- Genre: Reality
- Presented by: Stephen Curry Becky Lucas
- Judges: Chris Adamo
- Country of origin: Australia
- Original language: English
- No. of seasons: 1
- No. of episodes: 8

Production
- Production location: Melbourne, Victoria
- Production company: Endemol Shine Australia

Original release
- Network: Seven Network (episodes 1-2) 7flix (episodes 3-8)
- Release: 15 May – 6 June 2023

= Blow Up (Australian TV series) =

Australian reality TV series

Blow Up is an Australian reality television show based on a Dutch format, in which ten artists compete to create the best balloon artworks for a $100,000 prize. It is hosted by Stephen Curry and Becky Lucas and judged by professional balloon artist Chris Adamo. The series premiered on 15 May 2023 on the Seven Network.
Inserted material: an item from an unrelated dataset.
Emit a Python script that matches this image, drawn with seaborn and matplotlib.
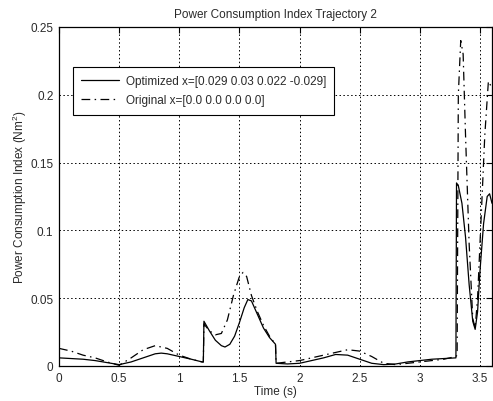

The programme is produced by Endemol Shine Australia and was first announced in August 2022. It commenced filming in the same month in Melbourne, and was officially confirmed at Seven's 2023 upfronts in October 2022.

After the first two episodes drew disappointing ratings, the series was moved to 7flix from its third episode.

==Contestants==

| Contestant | Age | State | Status |
| Justin Williams | 31 | VIC | Winner |
| Matt Falloon | 38 | NSW | 2nd place |
| Donna Cochrane | 42 | QLD | 3rd place |
| Chloe Lim | 40 | ACT | 4th/5th place |
| Tammie Timmers | 37 | VIC |
| Nicole Brusic | 50 | SA |  |
| Robbie Kay | 34 | SA |  |
| Michelle Ferron | 33 | VIC |  |
| Brendan Ord | 49 | VIC |  |
| Trevor Timmers | 37 | VIC |  |

==Reception==
===Viewership===

Although highly advertised for weeks, the series debuted to 288,000 viewers, coming third in its timeslot behind MasterChef Australia and The Summit, respectively, and ranking 19th for the night. The second episode fared no better, with only 224,000 viewers, losing more than 40,000 from its debut and coming fifth in its timeslot, and ranking below the top 20 programs of the night. After the series was moved to 7flix, the third episode drew 30,000 viewers. The final episode drew just 16,000 viewers.

===Critical===

The show has been unfavourably compared to the similar television show Lego Masters (also produced by Endermol Shine and airing on the rival Nine Network), which had concluded its fifth season just a week before the premiere of Blow Up. Hamish Blake, the host of Lego Masters also poked fun at the premise of the show, stating in an episode of Lego Masters that "Balloons are good for a part of one episode of a show. No, I don’t think there’s a series in them."